Blatche channeled his inner Jamison and scored 33 points and grabbed 13 rebounds. McGee shook off what had been a severely disappointing season, and scored 17 points and grabbed 11 rebounds in a starting role. And Mike Miller continued the hot shooting he started prior to the All-Star break and scored 17 points (nine in the fourth quarter, all from three point land). The newly acquired Howard chimed in with 14 points and aggressive defense. When the clock read 0.0, the Wizards had 108 points and the Minnesota Timberwolves had 99.
The crowd, who acted as if they’d witnessed a funeral in the first quarter, gradually warmed up throughout the game, and by the end, they were on their feet and cheering as if Arenas, Jamison, Butler and Haywood had walked back through that door.
After the game, everyone seemed to be energized by the transformation.
“I’m just happy that I get a chance to make the most of this opportunity and prove that I should be starting,” the low-key McGee said after the game in front of his locker.
“I can’t remember the last time I played 36 minutes and took 22 shots, ” an enthusiastic Blatche said while getting dressed.
“Our younger guys are standing up. Nick and those guys are different right now,” Coach Saunders said during his post game press conference. “Whether they are finally realizing that this is a business, or that if you don’t perform at a certain level things can happen no matter who you are and that you have obligations to live up to, those guys have had a different sense of urgency as far as on the court. They know there’s not a comfort level.”
I can readily admit I was worried about the post game locker room atmosphere prior to getting those quotes. Jamison, Haywood and to a lesser extent Butler were absolute quote machines.

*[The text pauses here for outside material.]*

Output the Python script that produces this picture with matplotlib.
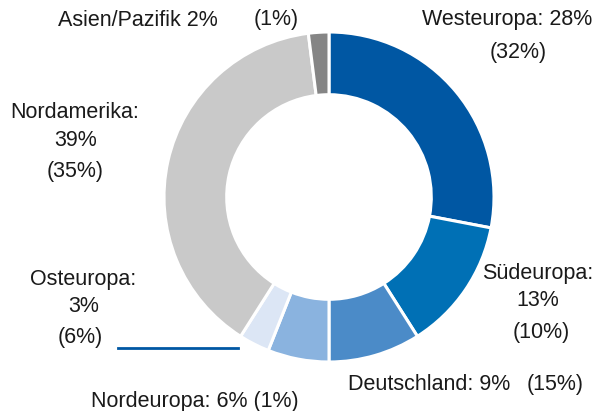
import matplotlib
matplotlib.use("Agg")
import matplotlib.pyplot as plt
from matplotlib.lines import Line2D

plt.rcParams['font.family'] = ['Liberation Sans', 'DejaVu Sans']

regions = ["Westeuropa", "Südeuropa", "Deutschland", "Nordeuropa", "Osteuropa", "Nordamerika", "Asien/Pazifik"]
shares = [28, 13, 9, 6, 3, 39, 2]
prev_shares = [32, 10, 15, 1, 6, 35, 1]
colors = ["#0057A3", "#0070B5", "#4B8BC8", "#8AB3DF", "#DCE6F5", "#C9C9C9", "#858585"]

W, H = 594, 411
fig = plt.figure(figsize=(W / 100, H / 100), dpi=100)

cx, cy, r = 329, 197, 165
ax = fig.add_axes([(cx - r) / W, (H - cy - r) / H, 2 * r / W, 2 * r / H])
ax.pie(shares, colors=colors, startangle=90, counterclock=False, radius=1,
       wedgeprops=dict(width=0.38, edgecolor="white", linewidth=2.2))
ax.set_xlim(-1, 1)
ax.set_ylim(-1, 1)
ax.set_aspect("equal")
ax.axis("off")

fs = 15.5
tc = "#1a1a1a"

def t(x, y, s, ha="center"):
    fig.text(x / W, 1 - y / H, s, ha=ha, va="center", fontsize=fs, color=tc)

# Westeuropa
t(507, 20, f"{regions[0]}: {shares[0]}%")
t(518, 52, f"({prev_shares[0]}%)")
# Asien/Pazifik
t(138, 20, f"{regions[6]} {shares[6]}%")
t(276, 20, f"({prev_shares[6]}%)")
# Nordamerika
t(75, 113, f"{regions[5]}:")
t(76, 140, f"{shares[5]}%")
t(75, 172, f"({prev_shares[5]}%)")
# Osteuropa
t(83, 280, f"{regions[4]}:")
t(84, 306, f"{shares[4]}%")
t(80, 337, f"({prev_shares[4]}%)")
# Südeuropa
t(538, 273, f"{regions[1]}:")
t(538, 300, f"{shares[1]}%")
t(541, 332, f"({prev_shares[1]}%)")
# Deutschland
t(429, 384, f"{regions[2]}: {shares[2]}%")
t(555, 384, f"({prev_shares[2]}%)")
# Nordeuropa
t(195, 401, f"{regions[3]}: {shares[3]}% ({prev_shares[3]}%)")

fig.add_artist(Line2D([118 / W, 238 / W], [1 - 348 / H, 1 - 348 / H],
                      color="#0057A3", linewidth=2))

fig.savefig("out.png", dpi=100)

They took the time to give thoughtful responses to questions, the peppered in a little humor every now and then, and they rarely let their emotions interfere with the post game reactions.
Younger players like Blatche, Young and McGee rarely spoke, and Saunders said, “they used the older players as crutch.”
But on this odd day, everyone contributed, everyone spoke, and it seemed to all fit. I’m not naive enough to believe that everyday will have this Utopian feel to it, but I’m also not cynical enough to simply dismiss it. A win is a win. But a win after losing your best players is an even bigger win.
Before I left the locker room, I ran into Josh Howard who was laughing at the crowd around the newly acquired James Singleton. Howard was laughing with the Wizards PR staff about how Singleton had never had that many cameras and writers around him before.
“Please don’t let this go to his head,” Howard said while laughing hysterically.
I chuckled to myself as I left the locker room, hoping that Howard, his teammates, the writers and even the fans would take heed.